There is no universal standard for this yet, but best practice is evolving toward branch protections, pinned Action versions, restricted workflow permissions, and short-lived credentials issued only when a job needs them. The challenge is that some teams still rely on long-lived secrets in repository variables, which makes response harder because the attacker may already have copied usable credentials before the workflow is stopped. NHIMG’s Ultimate Guide to NHIs is clear that excess privilege and poor rotation are common failure points, while the CI/CD pipeline exploitation case study shows how CI/CD compromise often cascades into broader identity abuse.

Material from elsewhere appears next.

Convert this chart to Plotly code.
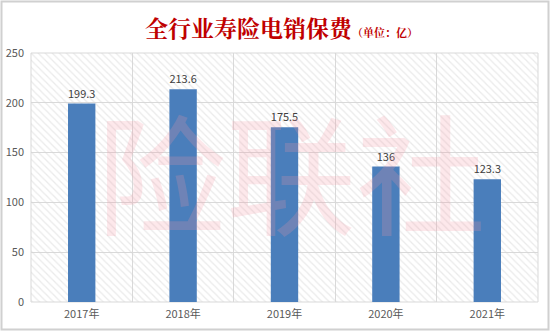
import plotly.graph_objects as go

years = ["2017年", "2018年", "2019年", "2020年", "2021年"]
premiums = [199.3, 213.6, 175.5, 136, 123.3]
labels = ["199.3", "213.6", "175.5", "136", "123.3"]
y_ticks = [0, 50, 100, 150, 200, 250]

W, H = 550, 331
L, R, T, B = 31, 12, 53, 29
pw, ph = W - L - R, H - T - B

fig = go.Figure()

# hatched plot background (spans all categories)
fig.add_trace(go.Bar(
    x=[years[2]], y=[y_ticks[-1]], width=[len(years)],
    marker=dict(color="rgba(0,0,0,0)", line=dict(width=0),
                pattern=dict(shape="\\", fgcolor="#d6d6d6", bgcolor="rgba(0,0,0,0)",
                             size=5, solidity=0.25)),
    hoverinfo="skip", showlegend=False,
))

fig.add_trace(go.Bar(
    x=years, y=premiums, width=0.27,
    marker=dict(color="#4a7ebb", line=dict(width=0)),
    text=labels, textposition="outside", cliponaxis=False,
    textfont=dict(family="Microsoft YaHei, Noto Sans CJK SC, sans-serif", size=11, color="#404040"),
    showlegend=False,
))

fig.update_layout(
    width=W, height=H,
    margin=dict(l=L, r=R, t=T, b=B),
    paper_bgcolor="white", plot_bgcolor="white",
    barmode="overlay",
    xaxis=dict(type="category", categoryorder="array", categoryarray=years,
               tickson="boundaries", showgrid=True, automargin=False,
               gridcolor="#d9d9d9", gridwidth=1, ticks="", showline=False,
               range=[-0.5, 4.5], ticklabelstandoff=4,
               tickfont=dict(family="Noto Sans CJK SC, sans-serif", size=11, color="#595959"),
               zeroline=False),
    yaxis=dict(range=[0, 250], tickvals=y_ticks, showgrid=True, automargin=False,
               gridcolor="#d9d9d9", gridwidth=1, zeroline=False, showline=False,
               tickfont=dict(family="Noto Sans CJK SC, sans-serif", size=11, color="#595959"),
               ticklabelstandoff=6),
    shapes=[
        dict(type="rect", xref="paper", yref="paper",
             x0=(1.5 - L) / pw, x1=(W - 1.5 - L) / pw,
             y0=-(B - 1.5) / ph, y1=1 + (T - 1.5) / ph,
             line=dict(color="#d0d0d0", width=2), layer="below"),
        dict(type="rect", xref="paper", yref="paper", x0=0, x1=1, y0=0, y1=1,
             line=dict(color="#d9d9d9", width=1), layer="below"),
    ],
    annotations=[
        dict(text="<b>全行业寿险电销保费</b><span style='font-size:11px'><b>（单位：亿）</b></span>",
             xref="paper", yref="paper", x=(281 - L) / pw, y=1 + (T - 27) / ph,
             xanchor="center", yanchor="middle", showarrow=False,
             font=dict(family="Noto Serif CJK SC, Noto Sans CJK SC, serif", size=23, color="#c00000")),
        dict(text="险联社", xref="paper", yref="paper",
             x=(291 - L) / pw, y=1 - (168 - T) / ph, xanchor="center", yanchor="middle",
             showarrow=False,
             font=dict(family="Noto Sans CJK SC, sans-serif", size=130, color="rgba(245,150,165,0.22)")),
    ],
)

fig.write_html("out.html")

Teams also need to distinguish suspicious automation from normal release engineering. A failed job with unusual network calls is concerning, but so is a legitimate workflow that suddenly starts reaching new domains, encoding payloads, or requesting permissions it never used before. That pattern often means the attacker is testing what the pipeline can access before expanding to other systems.

Standards & Framework Alignment

This section maps relevant standards and security frameworks to the operational risks and controls described in this guidance.

OWASP Agentic AI Top 10, CSA MAESTRO and OWASP Non-Human Identity Top 10 address the attack and risk surface, while NIST AI RMF and NIST CSF 2.0 set the governance and control requirements practitioners need to meet.

Framework Control / Reference Relevance
OWASP Agentic AI Top 10 A-03 Covers tool abuse and unexpected autonomous actions in CI workflows.
CSA MAESTRO M2 Maps to securing agentic execution paths and runtime privilege.
NIST AI RMF GOVERN Supports governance, accountability, and incident response for automated systems.
OWASP Non-Human Identity Top 10 NHI-03 Addresses rotation and revocation of exposed non-human credentials.
NIST CSF 2.0 PR.AC-4 Access control is central when workflows may have overbroad permissions.

Restrict workflow tool access and investigate any job that acts outside its intended task.